This project was originally going to be a quick and dirty easy task, like all the other books I host that are written by others. It was prompted by seeing something about the “plague emperor”. I would simply open the book at Gutenberg, copy it, format it, and post it. Unfortunately, the version at Gutenberg would be completely unreadable to most modern readers.
The original version was written in Greek. It was translated to English in the early seventeenth century by Méric Casaubon, so the verbiage is very antiquated and impossible to understand by most modern readers, so I have edited it, changing “thou” to “you” along with other similar antiquated words.
Reading the original translation required numerous trips to a dictionary, because there are a lot of words that haven’t been written or spoken in centuries. Some of the words weren’t even in any dictionary, and looking for them in Google led me only to this book, so I had to figure it out; I found that many times, what was once spelled with an “E” is now spelled with a “T”. It was hard to figure out that “eareh” was actually “earth”, and “woryer” was actually “worthy”; it was like deciphering some sort of code. I’ve also given it a more modern structure while leaving a feeling of quaintness.
I suspect that the copy that I got from Gutenberg ( was OCRed and its output wasn’t edited at all, as some places seemed to have OCR errors.
The quick and dirty has so far taken months, and is nowhere near finished as I write this. Little is exactly as it was; I have made it mine.
I had hoped to make this not only readable, but a good read. Unfortunately, that’s incredibly difficult. There were no paragraphs, with many places having walls of text spanning pages. There are redundancies that would change the character of the book if fixed. There are sentences that are way too long. I have split most of the run-on sentences, but as I write this it appears that many would have to be left as is. Marcus Aurelius himself said he was deficient in writing and oratory. However, I have done the best I could, and it is no longer unreadable, and possibly enjoyable. I found it interesting.
Marcus Aurelius was Emperor of Rome from 161 AD to his death in 180. During his reign a horrible plague struck Europe, a plague that bears his name. As I write this, a plague named Covid-19 has ravaged the planet, killing more people in America than died in all of the wars we’ve been in since Korea, with the death toll now rising every day, and shut down most of the world’s economy, throwing millions of people out of work.

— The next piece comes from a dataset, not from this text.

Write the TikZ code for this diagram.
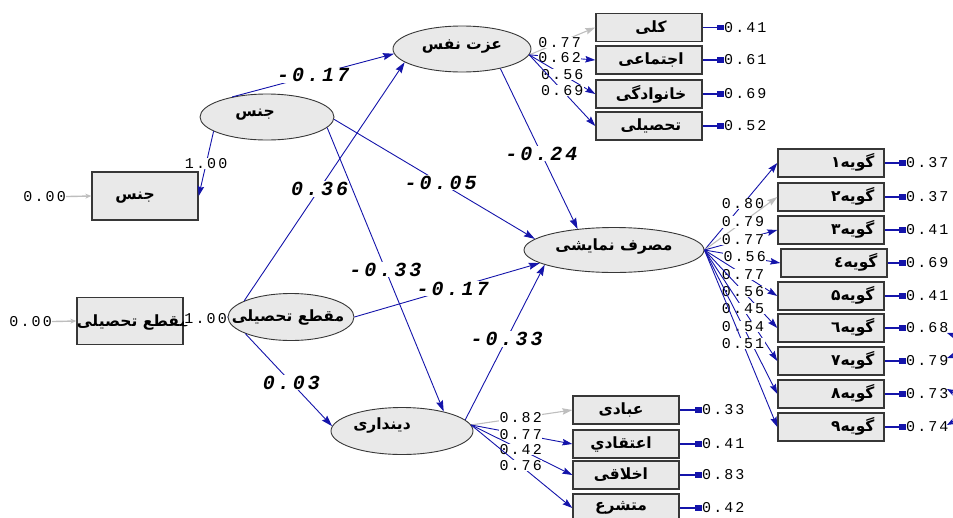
\documentclass[tikz,border=0pt]{standalone}
\usepackage{fontspec}
\usetikzlibrary{arrows.meta,shapes.geometric}
\TeXXeTstate=1
\newfontfamily\fafont[Script=Arabic]{DejaVu Sans}
\newfontfamily\numfont[LetterSpace=14]{Liberation Mono}
\newfontfamily\coeffont[LetterSpace=15]{Liberation Mono}
\newcommand\fa[1]{{\fafont\bfseries\beginR #1\endR}}

\definecolor{pathblue}{RGB}{20,20,170}
\definecolor{fixgrey}{RGB}{190,190,190}
\definecolor{boxfill}{RGB}{233,233,233}
\definecolor{edgegrey}{RGB}{55,55,55}

\tikzset{
  latent/.style={ellipse, draw=edgegrey, fill=boxfill, line width=0.9pt, inner sep=0pt},
  observed/.style={rectangle, draw=edgegrey, fill=boxfill, line width=1.4pt,
    minimum width=106pt, minimum height=28pt, inner sep=0pt},
  ptext/.style={font=\fontsize{15.5}{15.5}\selectfont, inner sep=0pt},
  effect/.style={draw=pathblue, line width=0.9pt, -{Stealth[length=11pt,width=7pt,inset=1.5pt]}},
  loading/.style={draw=pathblue, line width=0.9pt, -{Stealth[length=10pt,width=6.5pt,inset=1.5pt]}},
  fixedload/.style={draw=fixgrey, line width=1.1pt, -{Stealth[length=10pt,width=6.5pt,inset=1.5pt]}},
  fixederr/.style={draw=fixgrey, line width=1.4pt, -{Stealth[length=6pt,width=5pt]}},
  errline/.style={draw=pathblue, line width=1.6pt, {Rectangle[length=7pt,width=5.5pt]}-},
  covarc/.style={draw=pathblue, line width=1.3pt, {Stealth[length=8pt,width=6pt]}-{Stealth[length=8pt,width=6pt]}},
  coef/.style={font=\coeffont\bfseries\itshape\fontsize{20}{20}\selectfont, fill=white, inner sep=1pt},
  lval/.style={font=\numfont\fontsize{15}{15}\selectfont, fill=white, inner sep=0.5pt},
  eval/.style={font=\numfont\fontsize{15}{15}\selectfont, inner sep=0pt, anchor=west},
}

\begin{document}
\begin{tikzpicture}[x=1pt, y=-1pt]
\useasboundingbox (0,0) rectangle (953,517);

% ---------- latent variables ----------
\node[latent, minimum width=138pt, minimum height=46pt] (ezn) at (462,49) {};
\node[ptext] (ezn-t) at (462,47) {\fa{عزت نفس}};
\node[latent, minimum width=134pt, minimum height=46pt] (gE) at (267,117) {};
\node[ptext] (gE-t) at (255,115) {\fa{جنس}};
\node[latent, minimum width=126pt, minimum height=47pt] (mE) at (291,317) {};
\node[ptext] (mE-t) at (288,317) {\fa{مقطع تحصیلی}};
\node[latent, minimum width=142pt, minimum height=47pt] (dE) at (402,431) {};
\node[ptext] (dE-t) at (382,425) {\fa{دینداری}};
\node[latent, minimum width=180pt, minimum height=45pt] (sE) at (614,250) {};
\node[ptext] (sE-t) at (614,246) {\fa{مصرف نمایشی}};

% ---------- exogenous observed variables ----------
\node[observed, minimum height=48pt] (gR) at (145,196) {};
\node[ptext] (gR-t) at (135,198) {\fa{جنس}};
\node[observed, minimum height=47pt] (mR) at (130,321) {};
\node[ptext] (mR-t) at (133,322) {\fa{مقطع تحصیلی}};
\node[eval, anchor=east] (gR-e) at (66,197) {0.00};
\node[eval, anchor=east] (mR-e) at (52,322) {0.00};
\draw[fixederr] (gR-e) -- (gR.west);
\draw[fixederr] (mR-e) -- (mR.west);
\draw[loading] (gE.195) -- node[lval, pos=0.5] {1.00} (gR.east);
\draw[loading] (mE.west) -- node[lval, pos=0.5] {1.00} (mR.east);

% ---------- indicators of self-esteem ----------
\foreach \n/\y/\t/\e in {1/27.5/کلی/0.41, 2/60/اجتماعی/0.61, 3/94/خانوادگی/0.69, 4/126/تحصیلی/0.52}{
  \node[observed] (z\n) at (649,\y) {};
  \node[ptext] (z\n-t) at (651,\y) {\fa{\t}};
  \node[eval] (z\n-e) at (724,\y) {\e};
  \draw[errline] (z\n-e.west) -- (z\n.east);
}
\draw[fixedload] (ezn.-5) -- node[lval, pos=0.46] {0.77} (z1.west);
\draw[loading] (ezn.-5) -- node[lval, pos=0.46] {0.62} (z2.west);
\draw[loading] (ezn.-5) -- node[lval, pos=0.5] {0.56} (z3.west);
\draw[loading] (ezn.-5) -- node[lval, pos=0.5] {0.69} (z4.west);

% ---------- indicators of conspicuous consumption ----------
\foreach \n/\x/\y/\t/\e in {1/831/163/گویه۱/0.37, 2/831/197/گویه۲/0.37, 3/831/230/گویه۳/0.41,
    4/834/263/گویه٤/0.69, 5/831/296/گویه۵/0.41, 6/831/328/گویه٦/0.68,
    7/831/361/گویه۷/0.79, 8/831/394/گویه۸/0.73, 9/831/427/گویه۹/0.74}{
  \node[observed] (g\n) at (\x,\y) {};
  \node[ptext, anchor=east] (g\n-t) at ([xshift=-10pt,yshift=1pt]g\n.east) {\fa{\t}};
  \node[eval] (g\n-e) at (906,\y) {\e};
  \draw[errline] (g\n-e.west) -- (g\n.east);
}
\draw[loading] (sE.east) -- node[lval, pos=0.53] {0.80} (g1.west);
\draw[fixedload] (sE.east) -- node[lval, pos=0.53] {0.79} (g2.west);
\draw[loading] (sE.east) -- node[lval, pos=0.53] {0.77} (g3.west);
\draw[loading] (sE.east) -- node[lval, pos=0.53] {0.56} (g4.west);
\draw[loading] (sE.east) -- node[lval, pos=0.53] {0.77} (g5.west);
\draw[loading] (sE.east) -- node[lval, pos=0.53] {0.56} (g6.west);
\draw[loading] (sE.east) -- node[lval, pos=0.53] {0.45} (g7.west);
\draw[loading] (sE.east) -- node[lval, pos=0.53] {0.54} (g8.west);
\draw[loading] (sE.east) -- node[lval, pos=0.53] {0.51} (g9.west);

% correlated errors, running past the right edge
\coordinate (c6) at (947,333);
\coordinate (c7) at (947,358);
\coordinate (c8) at (947,389);
\coordinate (c9) at (947,425);
\draw[covarc] (c6) .. controls (962,338) and (962,353) .. (c7);
\draw[covarc] (c8) .. controls (960,396) and (960,418) .. (c9);

% ---------- indicators of religiosity ----------
\foreach \n/\y/\t/\e in {1/410/عبادی/0.33, 2/444/اعتقادي/0.41, 3/475/اخلاقی/0.83, 4/508/متشرع/0.42}{
  \node[observed] (d\n) at (626,\y) {};
  \node[ptext] (d\n-t) at (621,\y) {\fa{\t}};
  \node[eval] (d\n-e) at (702,\y) {\e};
  \draw[errline] (d\n-e.west) -- (d\n.east);
}
\draw[fixedload] (dE.5) -- node[lval, pos=0.49] {0.82} (d1.west);
\draw[loading] (dE.5) -- node[lval, pos=0.49] {0.77} (d2.west);
\draw[loading] (dE.5) -- node[lval, pos=0.49] {0.42} (d3.west);
\draw[loading] (dE.5) -- node[lval, pos=0.49] {0.76} (d4.west);

% ---------- structural paths ----------
\draw[effect] (gE.150) -- node[coef, pos=0.5] {-0.17} (ezn.184);
\draw[effect] (gE.-2) -- node[coef, pos=0.53] {-0.05} (sE.172);
\draw[effect] (gE.-10) -- node[coef, pos=0.5] {-0.33} (dE.25);
\draw[effect] (mE.161) -- node[coef, pos=0.47] {0.36} (ezn.193);
\draw[effect] (mE.east) -- node[coef, pos=0.53] {-0.17} (sE.190);
\draw[effect] (mE.200) -- node[coef, pos=0.53] {0.03} (dE.176);
\draw[effect] (ezn.-27) -- node[coef, pos=0.53] {-0.24} (sE.150);
\draw[effect] (dE.10) -- node[coef, pos=0.52] {-0.33} (sE.192);
\end{tikzpicture}
\end{document}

His father died when he was three, and his mother and grandfather raised him.
Marcus Aurelius was known as a “philosopher king”. He was a Pagan, like most people of the time, but still thought well of the Christian God, although not the Christians themselves. Before he was emperor, when he was a captain in charge of an infantry, his whole command was dying of thirst and a Christian prayed that God ease their suffering, and it rained heavily. Under his rule, the national persecution of Christians was stopped, although regional persecution was still permitted.
His philosophy was stoicism, which comes in handy during a pandemic. This book is almost certainly where the character of Mister Spock, and his fellow Vulcans, come from in the Star Trek shows. This is Vulcan philosophy, even though Vulcans are fiction.
These writings were notes to himself, not for publication, but as it was written by a philosopher during a plague, although I disagree with much of it, it contains wisdom and you may find it worthwhile.
In several places he notes that nothing ever changes even though everything changes. In his time that was obvious and true, people lived then just as they had lived a millennium earlier. Change that was noticeable in a single human lifetime didn’t occur until the Renaissance.